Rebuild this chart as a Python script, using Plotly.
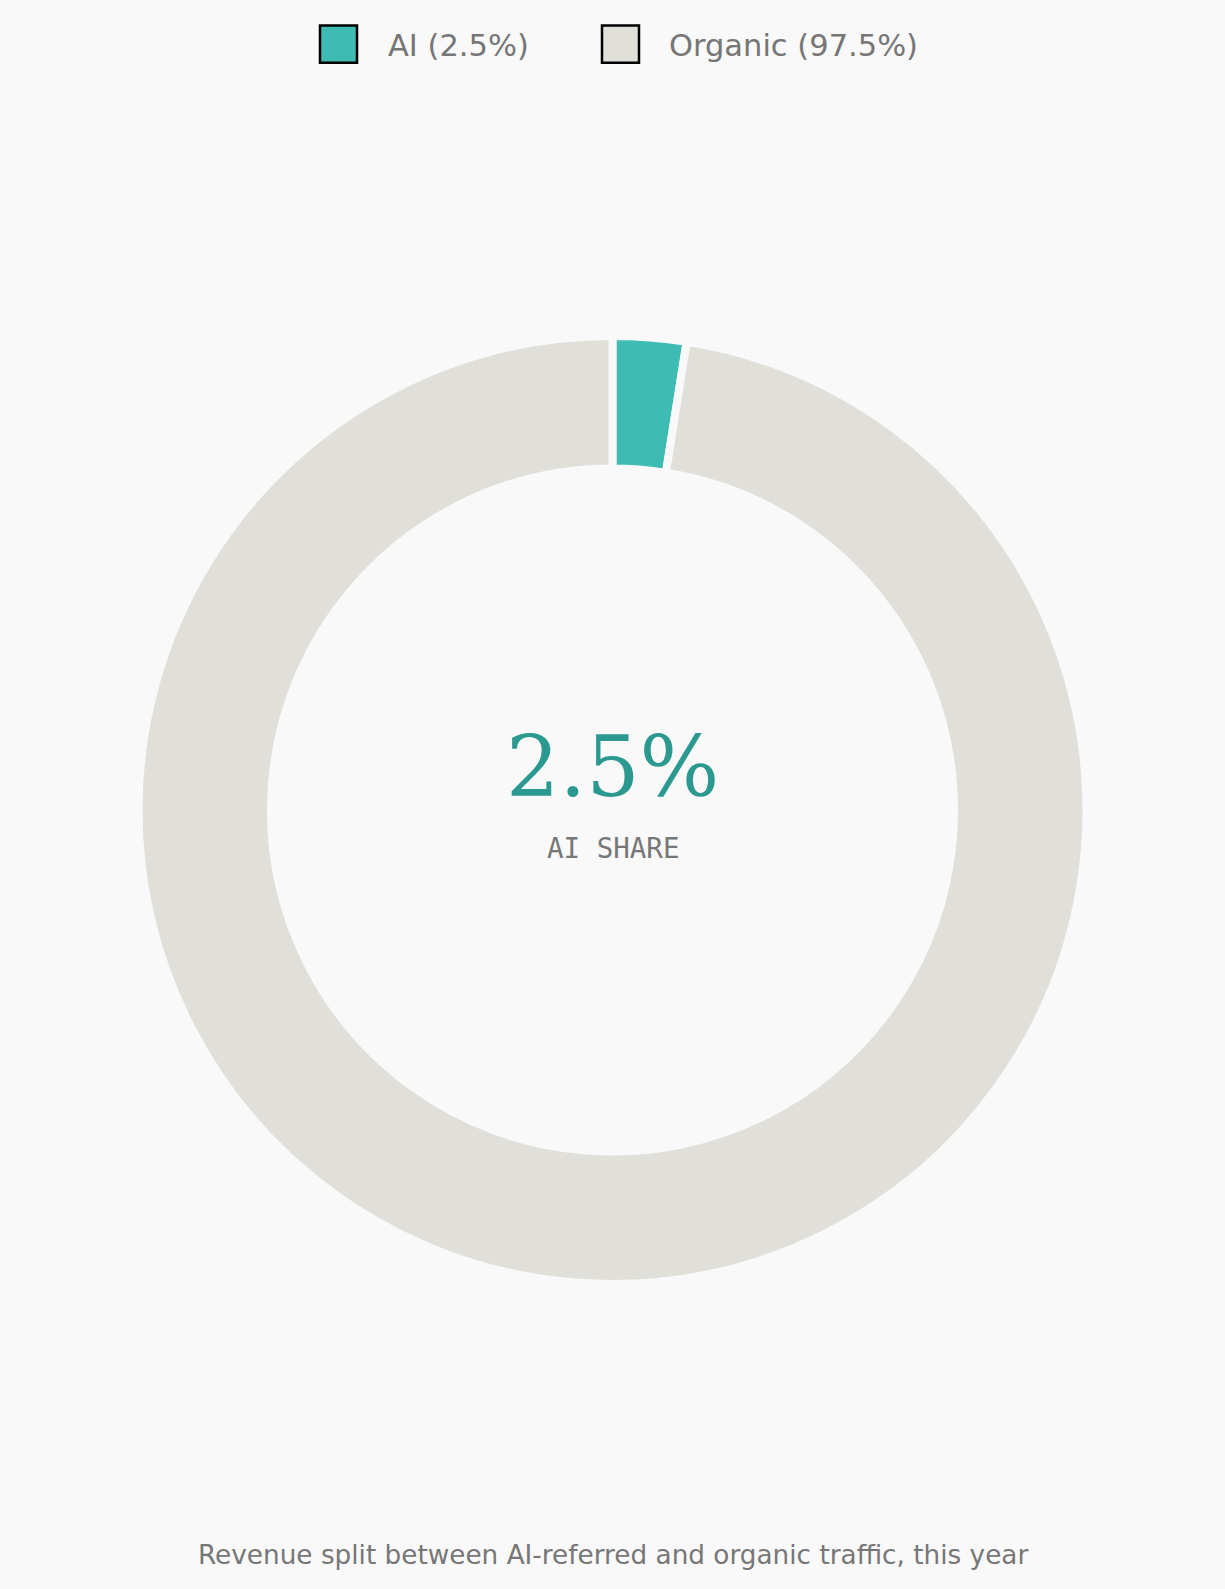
import plotly.graph_objects as go

# ---- data ----
labels = ["AI", "Organic"]
values = [2.5, 97.5]
colors = ["#3ebcb4", "#e0dfda"]
center_value = "2.5%"
center_label = "AI SHARE"
caption = "Revenue split between AI-referred and organic traffic, this year"

# ---- geometry ----
W, H = 1225, 1589
BG = "#f9f9f9"
cx, cy = 612.5, 810.0          # pixel centre (from top)
R = 474.0                      # outer radius incl. half edge
r_in = 341.6                   # inner radius
edge = 8

fig = go.Figure()
fig.add_trace(go.Pie(
    labels=labels,
    values=values,
    sort=False,
    direction="clockwise",
    rotation=0,
    hole=r_in / R,
    textinfo="none",
    hoverinfo="label+percent",
    showlegend=False,
    marker=dict(colors=colors, line=dict(color=BG, width=edge)),
    domain=dict(
        x=[(cx - R) / W, (cx + R) / W],
        y=[(H - cy - R) / H, (H - cy + R) / H],
    ),
))

def py(y_px):
    return (H - y_px) / H

annotations = [
    dict(text=center_value, x=0.5, y=py(767), xref="paper", yref="paper",
         xanchor="center", yanchor="middle", showarrow=False,
         font=dict(family="DejaVu Serif", size=84, color="#2b9990")),
    dict(text=center_label, x=0.5, y=py(848), xref="paper", yref="paper",
         xanchor="center", yanchor="middle", showarrow=False,
         font=dict(family="DejaVu Sans Mono", size=27.5, color="#777777")),
    dict(text=caption, x=0.5, y=py(1555), xref="paper", yref="paper",
         xanchor="center", yanchor="middle", showarrow=False,
         font=dict(family="DejaVu Sans", size=26.3, color="#777777")),
]

shapes = []
legend_box_x = [320, 602]
legend_text_x = [386, 667]
for i, (lab, val) in enumerate(zip(labels, values)):
    shapes.append(dict(
        type="rect", xref="paper", yref="paper",
        x0=legend_box_x[i] / W, x1=(legend_box_x[i] + 37) / W,
        y0=py(62.8), y1=py(25.5),
        fillcolor=colors[i], line=dict(color="#000000", width=2.5),
    ))
    annotations.append(dict(
        text=f"{lab} ({val}%)", x=legend_text_x[i] / W, y=py(45),
        xref="paper", yref="paper", xanchor="left", yanchor="middle",
        showarrow=False,
        font=dict(family="DejaVu Sans", size=30.5, color="#767676"),
    ))

fig.update_layout(
    width=W, height=H,
    margin=dict(l=0, r=0, t=0, b=0),
    paper_bgcolor=BG, plot_bgcolor=BG,
    annotations=annotations,
    shapes=shapes,
    showlegend=False,
)

fig.write_html(
    "out.html",
    config={"displayModeBar": False},
    post_script="document.body.style.margin='0';document.body.style.background='" + BG + "';",
)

--

SET TASK:
Take the listing above and restate it word for word, without its pictures.

REPLY TO THE EXERCISE:
Rebuild this chart as a Python script, using Plotly.
import plotly.graph_objects as go

# ---- data ----
labels = ["AI", "Organic"]
values = [2.5, 97.5]
colors = ["#3ebcb4", "#e0dfda"]
center_value = "2.5%"
center_label = "AI SHARE"
caption = "Revenue split between AI-referred and organic traffic, this year"

# ---- geometry ----
W, H = 1225, 1589
BG = "#f9f9f9"
cx, cy = 612.5, 810.0          # pixel centre (from top)
R = 474.0                      # outer radius incl. half edge
r_in = 341.6                   # inner radius
edge = 8

fig = go.Figure()
fig.add_trace(go.Pie(
    labels=labels,
    values=values,
    sort=False,
    direction="clockwise",
    rotation=0,
    hole=r_in / R,
    textinfo="none",
    hoverinfo="label+percent",
    showlegend=False,
    marker=dict(colors=colors, line=dict(color=BG, width=edge)),
    domain=dict(
        x=[(cx - R) / W, (cx + R) / W],
        y=[(H - cy - R) / H, (H - cy + R) / H],
    ),
))

def py(y_px):
    return (H - y_px) / H

annotations = [
    dict(text=center_value, x=0.5, y=py(767), xref="paper", yref="paper",
         xanchor="center", yanchor="middle", showarrow=False,
         font=dict(family="DejaVu Serif", size=84, color="#2b9990")),
    dict(text=center_label, x=0.5, y=py(848), xref="paper", yref="paper",
         xanchor="center", yanchor="middle", showarrow=False,
         font=dict(family="DejaVu Sans Mono", size=27.5, color="#777777")),
    dict(text=caption, x=0.5, y=py(1555), xref="paper", yref="paper",
         xanchor="center", yanchor="middle", showarrow=False,
         font=dict(family="DejaVu Sans", size=26.3, color="#777777")),
]

shapes = []
legend_box_x = [320, 602]
legend_text_x = [386, 667]
for i, (lab, val) in enumerate(zip(labels, values)):
    shapes.append(dict(
        type="rect", xref="paper", yref="paper",
        x0=legend_box_x[i] / W, x1=(legend_box_x[i] + 37) / W,
        y0=py(62.8), y1=py(25.5),
        fillcolor=colors[i], line=dict(color="#000000", width=2.5),
    ))
    annotations.append(dict(
        text=f"{lab} ({val}%)", x=legend_text_x[i] / W, y=py(45),
        xref="paper", yref="paper", xanchor="left", yanchor="middle",
        showarrow=False,
        font=dict(family="DejaVu Sans", size=30.5, color="#767676"),
    ))

fig.update_layout(
    width=W, height=H,
    margin=dict(l=0, r=0, t=0, b=0),
    paper_bgcolor=BG, plot_bgcolor=BG,
    annotations=annotations,
    shapes=shapes,
    showlegend=False,
)

fig.write_html(
    "out.html",
    config={"displayModeBar": False},
    post_script="document.body.style.margin='0';document.body.style.background='" + BG + "';",
)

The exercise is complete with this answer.